▶ **DATASET CONTENT**:
○ ○ ○
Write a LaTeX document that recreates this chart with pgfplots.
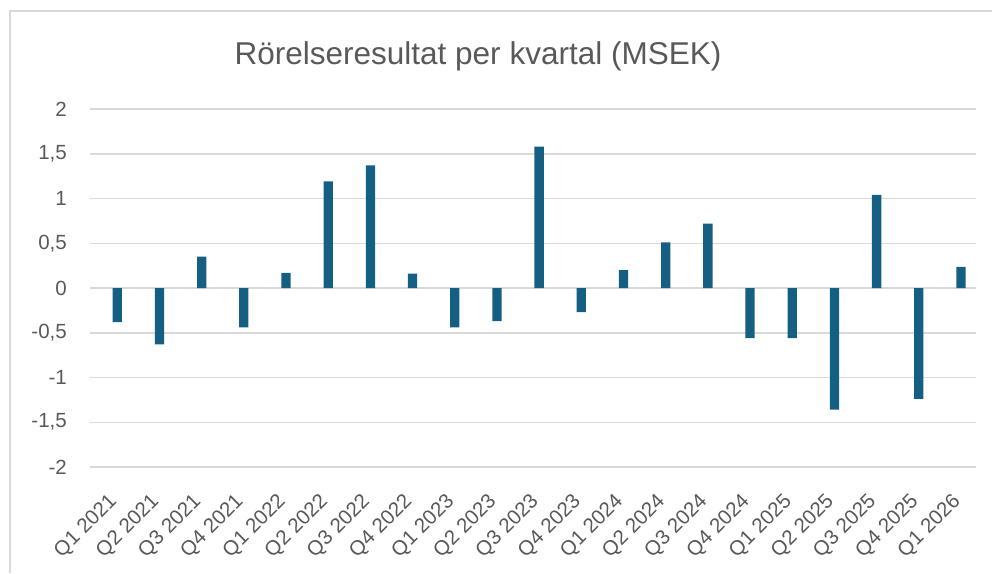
\documentclass[border=0pt]{standalone}
\usepackage{fontspec}
\setmainfont{Liberation Sans}
\usepackage{pgfplots}
\pgfplotsset{compat=1.18}
\definecolor{barblue}{HTML}{156082}
\definecolor{txtgray}{HTML}{595959}
\definecolor{gridgray}{HTML}{D9D9D9}
\begin{document}
\begin{tikzpicture}
\path[use as bounding box] (0pt,0pt) rectangle (992pt,573pt);
\draw[gridgray, line width=1.5pt] (10pt,0pt) -- (10pt,562pt) -- (993pt,562pt);
\node[txtgray, anchor=base, inner sep=0pt] at (478pt,508pt) {\resizebox{487pt}{!}{\fontsize{30}{36}\selectfont Rörelseresultat per kvartal (MSEK)}};
\begin{axis}[
  at={(90pt,106pt)}, anchor=south west,
  scale only axis, width=886pt, height=358pt,
  xmin=-0.647, xmax=20.356, ymin=-2, ymax=2,
  axis line style={draw=none},
  major tick length=0pt,
  ymajorgrids,
  grid style={gridgray, line width=1.5pt},
  ytick={-2,-1.5,-1,-0.5,0,0.5,1,1.5,2},
  yticklabels={{-2},{-1,5},{-1},{-0,5},{0},{0,5},{1},{1,5},{2}},
  xtick={0,...,20},
  xticklabels={Q1 2021,Q2 2021,Q3 2021,Q4 2021,Q1 2022,Q2 2022,Q3 2022,Q4 2022,Q1 2023,Q2 2023,Q3 2023,Q4 2023,Q1 2024,Q2 2024,Q3 2024,Q4 2024,Q1 2025,Q2 2025,Q3 2025,Q4 2025,Q1 2026},
  tick label style={font=\fontsize{20.5}{24}\selectfont, text=txtgray},
  yticklabel style={anchor=east, inner sep=0pt, xshift=-23pt},
  xticklabel style={xshift=-10pt, yshift=-25pt, rotate=45, anchor=north east, inner sep=0pt},
  ybar, bar width=9.3pt,
]
\addplot[fill=barblue, draw=none] coordinates {
(0,-0.38) (1,-0.63) (2,0.35) (3,-0.44) (4,0.17) (5,1.19) (6,1.37) (7,0.16)
(8,-0.44) (9,-0.37) (10,1.58) (11,-0.27) (12,0.20) (13,0.51) (14,0.72)
(15,-0.56) (16,-0.56) (17,-1.36) (18,1.04) (19,-1.24) (20,0.235)
};
\end{axis}
\end{tikzpicture}
\end{document}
○ ○ ○
▶ **GIVEN EXERCISE**:
Reproduce the full material exactly, excluding the pictures.

▶ **EXERCISE RESULT**:
Write a LaTeX document that recreates this chart with pgfplots.
\documentclass[border=0pt]{standalone}
\usepackage{fontspec}
\setmainfont{Liberation Sans}
\usepackage{pgfplots}
\pgfplotsset{compat=1.18}
\definecolor{barblue}{HTML}{156082}
\definecolor{txtgray}{HTML}{595959}
\definecolor{gridgray}{HTML}{D9D9D9}
\begin{document}
\begin{tikzpicture}
\path[use as bounding box] (0pt,0pt) rectangle (992pt,573pt);
\draw[gridgray, line width=1.5pt] (10pt,0pt) -- (10pt,562pt) -- (993pt,562pt);
\node[txtgray, anchor=base, inner sep=0pt] at (478pt,508pt) {\resizebox{487pt}{!}{\fontsize{30}{36}\selectfont Rörelseresultat per kvartal (MSEK)}};
\begin{axis}[
  at={(90pt,106pt)}, anchor=south west,
  scale only axis, width=886pt, height=358pt,
  xmin=-0.647, xmax=20.356, ymin=-2, ymax=2,
  axis line style={draw=none},
  major tick length=0pt,
  ymajorgrids,
  grid style={gridgray, line width=1.5pt},
  ytick={-2,-1.5,-1,-0.5,0,0.5,1,1.5,2},
  yticklabels={{-2},{-1,5},{-1},{-0,5},{0},{0,5},{1},{1,5},{2}},
  xtick={0,...,20},
  xticklabels={Q1 2021,Q2 2021,Q3 2021,Q4 2021,Q1 2022,Q2 2022,Q3 2022,Q4 2022,Q1 2023,Q2 2023,Q3 2023,Q4 2023,Q1 2024,Q2 2024,Q3 2024,Q4 2024,Q1 2025,Q2 2025,Q3 2025,Q4 2025,Q1 2026},
  tick label style={font=\fontsize{20.5}{24}\selectfont, text=txtgray},
  yticklabel style={anchor=east, inner sep=0pt, xshift=-23pt},
  xticklabel style={xshift=-10pt, yshift=-25pt, rotate=45, anchor=north east, inner sep=0pt},
  ybar, bar width=9.3pt,
]
\addplot[fill=barblue, draw=none] coordinates {
(0,-0.38) (1,-0.63) (2,0.35) (3,-0.44) (4,0.17) (5,1.19) (6,1.37) (7,0.16)
(8,-0.44) (9,-0.37) (10,1.58) (11,-0.27) (12,0.20) (13,0.51) (14,0.72)
(15,-0.56) (16,-0.56) (17,-1.36) (18,1.04) (19,-1.24) (20,0.235)
};
\end{axis}
\end{tikzpicture}
\end{document}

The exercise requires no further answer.